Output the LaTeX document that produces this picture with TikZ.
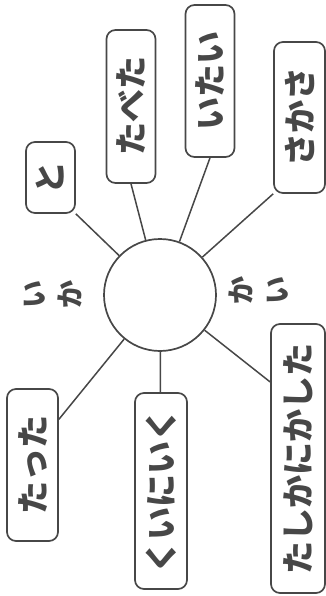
\documentclass[tikz,border=0pt]{standalone}
\usepackage{fontspec}
\newfontfamily\jp{Noto Sans CJK JP}
\definecolor{ink}{HTML}{474747}

\begin{document}
\begin{tikzpicture}[
    x=1pt,y=-1pt,
    word/.style={draw=ink,line width=1.7pt,rounded corners=9pt,minimum width=49pt,inner sep=0pt,text=ink,font=\jp\bfseries\fontsize{33}{33}\selectfont},
    hub/.style={draw=ink,line width=1.7pt,circle,minimum size=112pt,inner sep=0pt},
    kana/.style={inner sep=0pt,text=ink,font=\jp\bfseries\fontsize{28}{36}\selectfont},
    spoke/.style={draw=ink,line width=1.5pt}
  ]
    \useasboundingbox (0,0) rectangle (326,596);

    \node[hub] (hub) at (160,295) {};

    % upper words
    \node[word,minimum height=71pt] (to) at (50.5,177.5) {\rotatebox{90}{と}};
    \node[word,minimum height=153pt] (tabeta) at (131,106.5) {\rotatebox{90}{たべた}};
    \node[word,minimum height=152pt] (itai) at (210,81) {\rotatebox{90}{いたい}};
    \node[word,minimum height=151pt,minimum width=51pt] (sakasa) at (299.5,117.5) {\rotatebox{90}{さかさ}};

    % lower words
    \node[word,minimum height=152pt,minimum width=51pt] (tatta) at (32.5,465) {\rotatebox{90}{たった}};
    \node[word,minimum height=196pt,minimum width=52pt] (kuiniiku) at (161,491) {\rotatebox{90}{くいにいく}};
    \node[word,minimum height=269pt,minimum width=54pt] (tashika) at (298,458.5) {\rotatebox{90}{たしかにかした}};

    % side readings
    \node[kana] (ika) at (55,294) {\rotatebox{90}{\begin{tabular}{@{}c@{}}い\\か\end{tabular}}};
    \node[kana] (kai) at (262,290) {\rotatebox{90}{\begin{tabular}{@{}c@{}}か\\い\end{tabular}}};

    % spokes
    \draw[spoke] (to.south east) -- (hub);
    \draw[spoke] (tabeta.south) -- (hub);
    \draw[spoke] (itai.south) -- (hub);
    \draw[spoke] (sakasa.south west) -- (hub);
    \draw[spoke] (tatta.60) -- (hub);
    \draw[spoke] (kuiniiku) -- (hub);
    \draw[spoke] (tashika.110) -- (hub);
\end{tikzpicture}
\end{document}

----------------

Set problem: Take the data above and repeat it exactly, leaving each picture out.

Result of the exercise:
Output the LaTeX document that produces this picture with TikZ.
\documentclass[tikz,border=0pt]{standalone}
\usepackage{fontspec}
\newfontfamily\jp{Noto Sans CJK JP}
\definecolor{ink}{HTML}{474747}

\begin{document}
\begin{tikzpicture}[
    x=1pt,y=-1pt,
    word/.style={draw=ink,line width=1.7pt,rounded corners=9pt,minimum width=49pt,inner sep=0pt,text=ink,font=\jp\bfseries\fontsize{33}{33}\selectfont},
    hub/.style={draw=ink,line width=1.7pt,circle,minimum size=112pt,inner sep=0pt},
    kana/.style={inner sep=0pt,text=ink,font=\jp\bfseries\fontsize{28}{36}\selectfont},
    spoke/.style={draw=ink,line width=1.5pt}
  ]
    \useasboundingbox (0,0) rectangle (326,596);

    \node[hub] (hub) at (160,295) {};

    % upper words
    \node[word,minimum height=71pt] (to) at (50.5,177.5) {\rotatebox{90}{と}};
    \node[word,minimum height=153pt] (tabeta) at (131,106.5) {\rotatebox{90}{たべた}};
    \node[word,minimum height=152pt] (itai) at (210,81) {\rotatebox{90}{いたい}};
    \node[word,minimum height=151pt,minimum width=51pt] (sakasa) at (299.5,117.5) {\rotatebox{90}{さかさ}};

    % lower words
    \node[word,minimum height=152pt,minimum width=51pt] (tatta) at (32.5,465) {\rotatebox{90}{たった}};
    \node[word,minimum height=196pt,minimum width=52pt] (kuiniiku) at (161,491) {\rotatebox{90}{くいにいく}};
    \node[word,minimum height=269pt,minimum width=54pt] (tashika) at (298,458.5) {\rotatebox{90}{たしかにかした}};

    % side readings
    \node[kana] (ika) at (55,294) {\rotatebox{90}{\begin{tabular}{@{}c@{}}い\\か\end{tabular}}};
    \node[kana] (kai) at (262,290) {\rotatebox{90}{\begin{tabular}{@{}c@{}}か\\い\end{tabular}}};

    % spokes
    \draw[spoke] (to.south east) -- (hub);
    \draw[spoke] (tabeta.south) -- (hub);
    \draw[spoke] (itai.south) -- (hub);
    \draw[spoke] (sakasa.south west) -- (hub);
    \draw[spoke] (tatta.60) -- (hub);
    \draw[spoke] (kuiniiku) -- (hub);
    \draw[spoke] (tashika.110) -- (hub);
\end{tikzpicture}
\end{document}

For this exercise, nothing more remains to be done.